Sometimes, a company comes to a conclusion that the activities of its subsidiaries or one of the divisions in its possession, is not consistent with the operations of the holding company. For example, the young subsidiary may require large amounts of money for the purpose of research and development, marketing or investment in fixed assets, and the parent company funds these needs and records large expenses for them, which are not directly related to its core activity. The other side of the coin is also true – the parent company limits the amount of investment in the subsidiary, thus preventing its development. History has shown that in many cases, when the subsidiary is independent, it can actually manage its own investments and progress faster towards success.
In other cases, the activity of the subsidiary differs substantially from the activity of the parent company, which makes it difficult for investors to correctly price the parent company’s shares. Consider for example a big clothing and footwear company that has a little unit which develops applications for mobile. The subsidiary may not yet be generating any revenue, and worse – requires extra expenses from the parent company, which reduces the consolidated net profit, leading investors to underprice the company. The more activities the holding company has, from a wide variety of areas, the more difficult it will be for investors to properly determine its fair value.
One of the options to focus the business operations of the parent company, to reduce unnecessary expenses and to correct the company’s share value as seen by investors is by separating the subsidiary from it. A direct way of separating is by selling the activity to another company, public or private. In recent years we are seeing many cases in which such purchases are made. The big advantage is not only in separating the activities of the subsidiary from the parent company, but also in having the parent company receive the money in cash following the sale. The problem arises when the company cannot find a buyer for the subsidiary or when buyers are willing to pay too little for the purchase and therefore the sale is not very worthwhile.

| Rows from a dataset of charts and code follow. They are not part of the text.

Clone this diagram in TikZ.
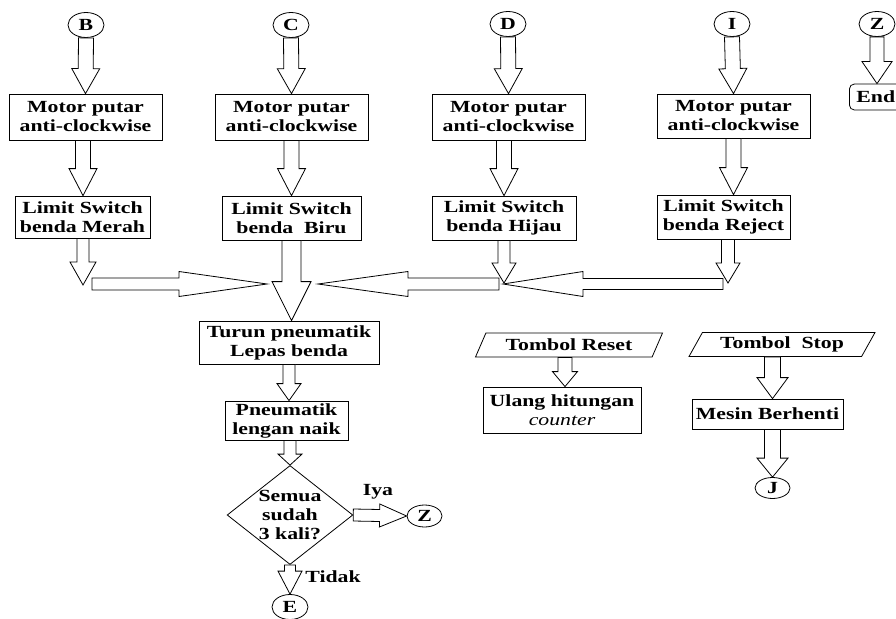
\documentclass[tikz,border=0pt]{standalone}
\usepackage{fontspec}
\setmainfont{Liberation Serif}[FakeStretch=1.28]
\usetikzlibrary{calc}
\usetikzlibrary{shapes.geometric}

% hollow block arrow: from, to, shaft half width, head half width, head length
\newcommand{\fatarrow}[5]{%
  \path coordinate (fa-s) at (#1) coordinate (fa-t) at (#2)
        coordinate (fa-h) at ($(#2)!#5!(#1)$);
  \draw[fat] ($(fa-s)!#3!90:(fa-t)$) -- ($(fa-h)!#3!-90:(fa-s)$)
    -- ($(fa-h)!#4!-90:(fa-s)$) -- (fa-t) -- ($(fa-h)!#4!90:(fa-s)$)
    -- ($(fa-h)!#3!90:(fa-s)$) -- ($(fa-s)!#3!-90:(fa-t)$) -- cycle;
}

\begin{document}
\begin{tikzpicture}[x=1pt, y=-1pt,
  every node/.style={font=\fontsize{17}{19}\selectfont\bfseries},
  box/.style={draw, rectangle, align=center, inner sep=0pt, line width=0.8pt},
  conn/.style={draw, ellipse, inner sep=0pt, minimum width=36, minimum height=25, line width=0.8pt},
  io/.style={draw, trapezium, trapezium left angle=49, trapezium right angle=131,
    trapezium stretches body=true, inner sep=0pt, minimum height=24, line width=0.8pt},
  dec/.style={draw, diamond, aspect=1.27, inner sep=0pt, align=center, line width=0.8pt},
  fat/.style={draw, line width=0.8pt, line join=miter, fill=white}]

  \useasboundingbox (0,0) rectangle (896,618);
  \clip (0,0) rectangle (896,618);

  % connectors on top
  \node[conn] (B) at (86,25)  {B};
  \node[conn] (C) at (291,25) {C};
  \node[conn] (D) at (508,24) {D};
  \node[conn] (I) at (732,24) {I};
  \node[conn] (Z) at (877,24) {Z};

  % motor boxes
  \node[box, minimum width=153, minimum height=46] (m1) at (85.5,117)  {Motor putar\\anti-clockwise};
  \node[box, minimum width=153, minimum height=46] (m2) at (291.5,117) {Motor putar\\anti-clockwise};
  \node[box, minimum width=153, minimum height=46] (m3) at (508.5,117) {Motor putar\\anti-clockwise};
  \node[box, minimum width=153, minimum height=44] (m4) at (733.5,116) {Motor putar\\anti-clockwise};

  % limit switches
  \node[box, minimum width=135, minimum height=42] (ls1) at (82.5,217)  {Limit Switch\\benda Merah};
  \node[box, minimum width=139, minimum height=44] (ls2) at (291.5,218) {Limit Switch\\benda\ \ Biru\hspace{28pt}};
  \node[box, minimum width=144, minimum height=44] (ls3) at (504,218)   {Limit Switch\\benda Hijau\hspace{6pt}};
  \node[box, minimum width=133, minimum height=44] (ls4) at (723.5,217) {Limit Switch\\benda Reject};

  \node[draw, rounded corners=5, anchor=west, minimum height=26, inner sep=0pt, inner xsep=7pt,
    line width=0.8pt] (endnode) at (849,97) {End\hspace{20pt}};

  % merge points
  \coordinate (j1)  at (83,285);
  \coordinate (h1s) at (92,284);
  \coordinate (h1t) at (267,284);
  \coordinate (h2t) at (318,284);
  \coordinate (h2s) at (499,284);
  \coordinate (j3)  at (504,283);
  \coordinate (h3t) at (503,284);
  \coordinate (h3s) at (723,284);
  \coordinate (j4)  at (728,283);

  % lower part
  \node[box, minimum width=180, minimum height=43] (turun) at (289,342.5) {Turun pneumatik\\Lepas benda};
  \node[box, minimum width=123, minimum height=39] (pneu) at (286.5,420.5) {Pneumatik\\lengan naik};
  \node[dec] (cek) at (290,515) {Semua\\sudah\\3 kali?};
  \node[conn, minimum width=35, minimum height=22] (Zb) at (424.5,516) {Z};
  \node[conn] (E) at (290,607) {E};
  \node (iya) at (378,492) {Iya};
  \node (tidak) at (333,577) {Tidak};

  \node[io, minimum width=187] (reset) at (569,345) {Tombol Reset};
  \node[box, minimum width=158, minimum height=46] (ulang) at (562,410) {Ulang hitungan\\{\mdseries\itshape counter}};
  \node[io, minimum width=186] (stop) at (782,344.5) {Tombol\ \ Stop};
  \node[box, minimum width=151, minimum height=30] (mesin) at (767.5,414) {Mesin Berhenti};
  \node[conn, minimum width=35, minimum height=21] (J) at (772.5,488) {J};

  % block arrows
  \fatarrow{B.south}{m1.north}{7.5pt}{14pt}{25pt}
  \fatarrow{C.south}{m2.north}{7.5pt}{14pt}{25pt}
  \fatarrow{D.south}{m3.north}{7.5pt}{14pt}{25pt}
  \fatarrow{I.south}{m4.north}{7.5pt}{14pt}{25pt}
  \fatarrow{Z.south}{Z.south |- endnode.north}{7pt}{15pt}{22pt}

  \fatarrow{m1.south -| j1}{ls1.north -| j1}{7.5pt}{14pt}{27pt}
  \fatarrow{m2.south}{m2.south |- ls2.north}{7.5pt}{14pt}{27pt}
  \fatarrow{m3.south -| j3}{ls3.north -| j3}{7.5pt}{14pt}{27pt}
  \fatarrow{m4.south}{m4.south |- ls4.north}{7.5pt}{14pt}{27pt}

  \fatarrow{ls1.south -| j1}{j1}{6pt}{13pt}{23pt}
  \fatarrow{h1s}{h1t}{6pt}{12.5pt}{88pt}
  \fatarrow{h3s}{h3t}{5.5pt}{12.5pt}{80pt}
  \fatarrow{ls3.south -| j3}{j3}{6pt}{12pt}{20pt}
  \fatarrow{h2s}{h2t}{6pt}{12.5pt}{90pt}
  \fatarrow{ls4.south -| j4}{j4}{6.5pt}{12pt}{20pt}
  \fatarrow{ls2.south}{ls2.south |- turun.north}{9.5pt}{19.5pt}{39pt}

  \fatarrow{turun.south}{turun.south |- pneu.north}{6pt}{12pt}{17pt}
  \fatarrow{pneu.south -| cek.north}{cek.north}{6pt}{12pt}{11pt}
  \fatarrow{cek.east}{Zb.west}{6pt}{11.5pt}{27pt}
  \fatarrow{cek.south}{E.north}{5.5pt}{12pt}{23pt}

  \fatarrow{reset.south -| 565,0}{ulang.north -| 565,0}{7pt}{12.5pt}{15pt}
  \fatarrow{stop.south -| J}{mesin.north -| J}{8pt}{15.5pt}{21pt}
  \fatarrow{mesin.south -| J}{J.north}{8pt}{15.5pt}{19pt}
\end{tikzpicture}
\end{document}
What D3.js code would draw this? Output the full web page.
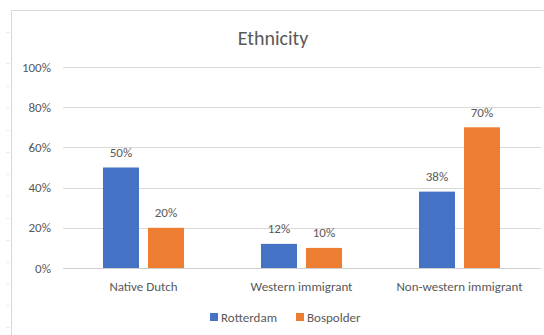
<!DOCTYPE html>
<html>
<head>
<meta charset="utf-8">
<script src="https://cdn.jsdelivr.net/npm/d3@7"></script>
<style>
  html, body { margin: 0; padding: 0; background: #fff; }
  svg { display: block; }
  text { font-family: Carlito, Lato, "Open Sans", "Noto Sans", sans-serif; fill: #595959; }
</style>
</head>
<body>
<svg id="chart" width="544" height="335"></svg>
<script>
const categories = ["Native Dutch", "Western immigrant", "Non-western immigrant"];
const seriesNames = ["Rotterdam", "Bospolder"];
const rotterdam = [50, 12, 38];
const bospolder = [20, 10, 70];
const yTicks = [0, 20, 40, 60, 80, 100];
const colors = ["#4472C4", "#ED7D31"];
const title = "Ethnicity";

const svg = d3.select("#chart");
const W = 544, H = 335;

// spreadsheet cell marks on the left edge
const rowMarks = [32, 63, 86, 108, 130, 152, 174, 196, 218, 240, 262, 284, 305, 327];
svg.selectAll("line.row").data(rowMarks).enter().append("line")
  .attr("x1", 6).attr("x2", 10).attr("y1", d => d + 0.5).attr("y2", d => d + 0.5)
  .attr("stroke", "#ececec").attr("stroke-width", 1);

// chart frame
svg.append("rect").attr("x", 11.5).attr("y", 10.5).attr("width", W).attr("height", H)
  .attr("fill", "#fff").attr("stroke", "#d9d9d9").attr("stroke-width", 1);

const plot = { left: 64.5, right: 538.5, top: 67, bottom: 268 };

const x0 = d3.scaleBand().domain(categories).range([plot.left, plot.right]).paddingInner(0).paddingOuter(0);
const groupW = 81;
const x1 = d3.scaleBand().domain(seriesNames).range([0, groupW]).paddingInner(0.2);
const y = d3.scaleLinear().domain([0, 100]).range([plot.bottom, plot.top]);

// gridlines
svg.append("g").selectAll("line").data(yTicks).enter().append("line")
  .attr("x1", 63).attr("x2", 541)
  .attr("y1", d => Math.round(y(d)) + 0.5).attr("y2", d => Math.round(y(d)) + 0.5)
  .attr("stroke", "#d9d9d9").attr("stroke-width", 1);

// y labels
svg.append("g").selectAll("text").data(yTicks).enter().append("text")
  .attr("x", 51).attr("y", d => y(d)).attr("dy", "0.35em")
  .attr("text-anchor", "end").attr("font-size", 13)
  .text(d => d + "%");

// bars
const groups = svg.append("g").selectAll("g").data(categories).enter().append("g")
  .attr("transform", d => `translate(${x0(d) + (x0.bandwidth() - groupW) / 2},0)`);

const seriesData = [rotterdam, bospolder];
groups.each(function(cat, i) {
  const g = d3.select(this);
  seriesNames.forEach((s, j) => {
    const v = seriesData[j][i];
    g.append("rect")
      .attr("x", x1(s)).attr("width", x1.bandwidth())
      .attr("y", y(v)).attr("height", y(0) - y(v))
      .attr("fill", colors[j]);
    g.append("text")
      .attr("x", x1(s) + x1.bandwidth() / 2).attr("y", y(v) - 15).attr("dy", "0.35em")
      .attr("text-anchor", "middle").attr("font-size", 13)
      .attr("fill", "#404040")
      .text(v + "%");
  });
});

// x axis line
svg.append("line").attr("x1", 63).attr("x2", 541)
  .attr("y1", Math.round(y(0)) + 0.5).attr("y2", Math.round(y(0)) + 0.5)
  .attr("stroke", "#d0d0d0").attr("stroke-width", 1);

// category labels
svg.append("g").selectAll("text").data(categories).enter().append("text")
  .attr("x", d => x0(d) + x0.bandwidth() / 2).attr("y", 286).attr("dy", "0.35em")
  .attr("text-anchor", "middle").attr("font-size", 13)
  .text(d => d);

// title
svg.append("text").attr("x", 273).attr("y", 38).attr("dy", "0.35em")
  .attr("text-anchor", "middle").attr("font-size", 20)
  .text(title);

// legend
const legendX = [210, 296];
const lg = svg.append("g").selectAll("g").data(seriesNames).enter().append("g")
  .attr("transform", (d, i) => `translate(${legendX[i]},313)`);
lg.append("rect").attr("width", 8).attr("height", 8).attr("fill", (d, i) => colors[i]);
lg.append("text").attr("x", 11).attr("y", 4).attr("dy", "0.35em")
  .attr("font-size", 13).text(d => d);
</script>
</body>
</html>
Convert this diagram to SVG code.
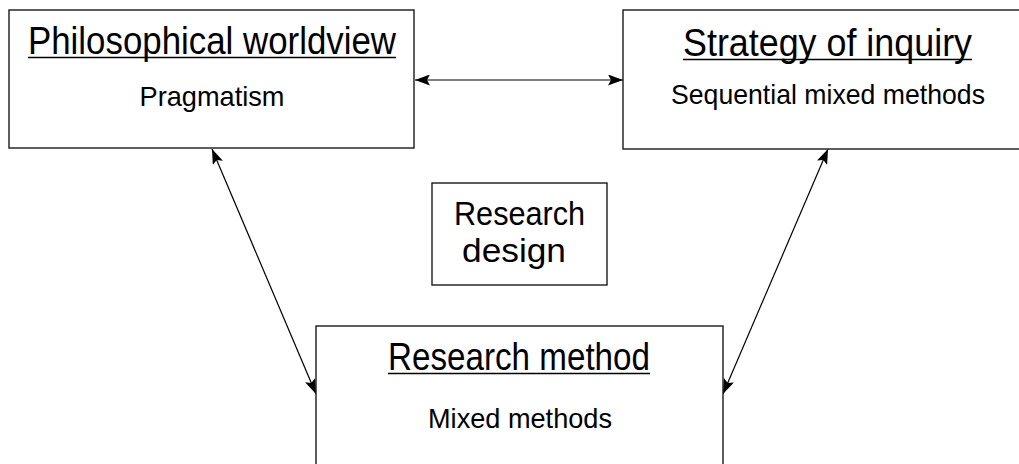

In such cases, an additional option available to the company is to separate from the subsidiary’s operations through a curve-out or through a spin-off. In both ways the idea is similar – transferring the ownership of some or all of the shares of the subsidiary to investors in the stock market. In the case of a curve-out (sometimes called Equity Curve-out), the company offers all investors to buy part of the shares of its subsidiary through an IPO, while in a spin-off it divides the majority of the subsidiary’s shares only to the company’s shareholders (in fact, there is another option – a split-off, in which the parent company is divided into two new public companies, and holders of the original company must decide which stock to choose from. This scenario is rarer, and usually occurs after having performed a curve-out of the subsidiary).
Spin Off Stocks vs. Cash Dividends
In other words, a spin-off is essentially similar to a normal cash dividend distribution, only it’s a distribution of shares and not cash. Recipients of the spin-off shares do not have to pay tax for them, which is an advantage compared to an ordinary dividend in which tax is charged immediately upon receipt of the dividend. In both cases – curve-out or spin-off, the subsidiary becomes a regular public company and its shares begin to be traded on the stock market like any other share.
Now, released from the bonds of the parent company, the spin-off company can better manage its resources, raise funds, grow and expand into new markets. This positive growth is also reflected in an excess return on the majority of the spin-off shares on the market indices. A good example of such a successful spin-off is the separation of the largest oil refiner of Phillips 66 (PSX) from the oil and gas company ConocoPhillips (COP). About a year after the spinoff PSX shares were traded at twice the price they started out with.